Erfasste antisemitische Vorfälle: Judenhass und Statistik
Im ersten Halbjahr zählte die Polizei in Berlin 615 antisemitische Straftaten. Doch ein genauer Blick auf die Zahlen lohnt.
Nach jeweils etwa 70 Gewaltdelikten in den Vorjahren weist die Statistik für die vergangenen sechs Monate zwölf derartige Taten aus. Dabei wurden insgesamt sieben Menschen verletzt.
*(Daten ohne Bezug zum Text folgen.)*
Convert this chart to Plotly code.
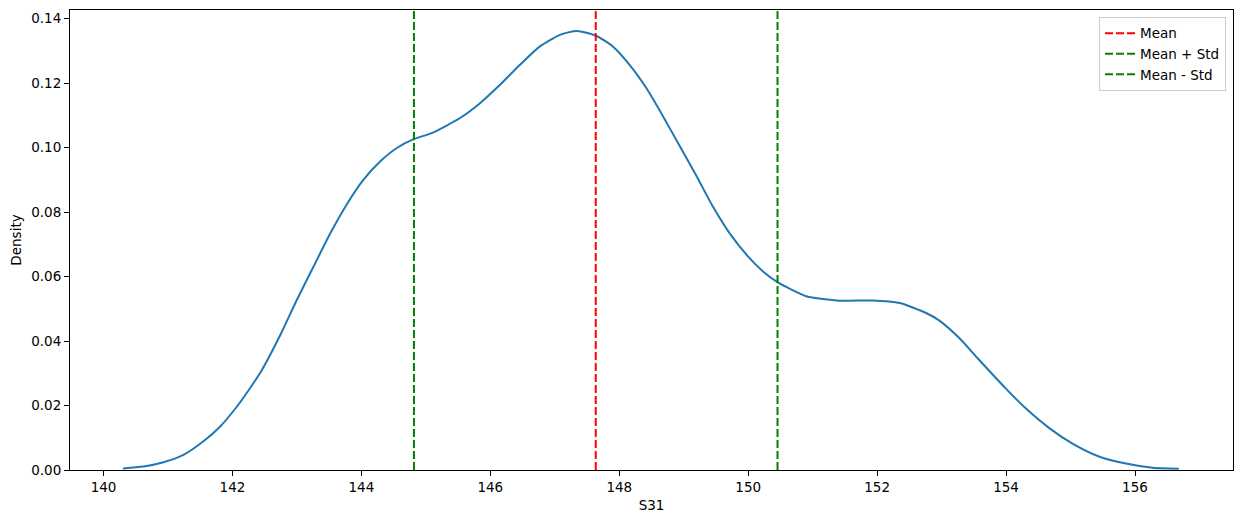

Eine genaue Zuordnung der statistisch erfassten Fälle zu einzelnen Taten lässt sich aus den Zahlen nicht ableiten.
Jedoch müssen Gewaltdelikte nicht zwangsläufig Körperverletzungen oder Brandstiftungen sein, auch klassische Demonstrations-Straftaten wie Landfriedensbruch und Widerstand gegen Vollstreckungsbeamte fallen darunter. Die Opfer sind daher nicht unbedingt Jüdinnen oder Juden, sondern können auch Polizeibeamte sein.
Die schwerste Straftat allerdings war ein versuchter Tötungsdelikt durch einen jungen Syrer, der im Februar am Holocaust-Mahnmal einen Spanier mit einem Messer lebensgefährlich am Hals verletzte. Die Tat wurde als antisemitisch eingestuft. Im vergangenen Monat erhob die Bundesanwaltschaft Anklage wegen versuchten Mordes. In einem weiteren Fall steht der Vorwurf der Bildung einer terroristischen Vereinigung im Raum.
Vor allem Propagandadelikte
Schlüsselburg sagte der taz: „Unser Ziel muss sein: Jüdinnen und Juden müssen sich gerade in Berlin, der Stadt in der das Menscheitsverbrechen der Shoah geplant wurde, sicher fühlen. Nichts rechtfertigt Gewalt, Volksverhetzung und geistige Brandstiftung.“ Kritik an der israelischen Regierung müsse „im Rahmen unserer Versammlungs- und Meinungsfreiheit friedlich“ erfolgen.
Die erfassten Fälle umfassen die Phänomenbereiche politisch motivierte Kriminalität rechts und links, ausländische und religiöse Ideologie sowie sonstige, unter der vor allem Taten aus der verschwörungsideologischen und Reichsbürgerszene erfasst werden.
Konstant über die vergangenen drei ersten Halbjahre entfallen etwa drei Viertel der als antisemitisch erfassten Straftaten auf Motivlagen, denen eine ausländische und religiöse Ideologie zugeschrieben wird. Dabei handelt es sich überwiegend um Vorfälle auf propalästinensischen Demonstrationen, vor allem Propaganda- und Volksverhetzungsdelikte, gefolgt von Sachbeschädigungen.
Viele der erfassten Fälle, die keine exakte Zuordnung zulassen, sind als Verstöße gegen den Paragraph 86a des Strafgesetzbuches ausgewiesen, der das Verwenden von Kennzeichen verfassungswidriger und terroristischer Organisationen regelt. Darunter fällt bislang etwa auch die Parole „From the river to the sea“, deren Strafbarkeit Gerichte zuletzt wiederholt verneint hatten.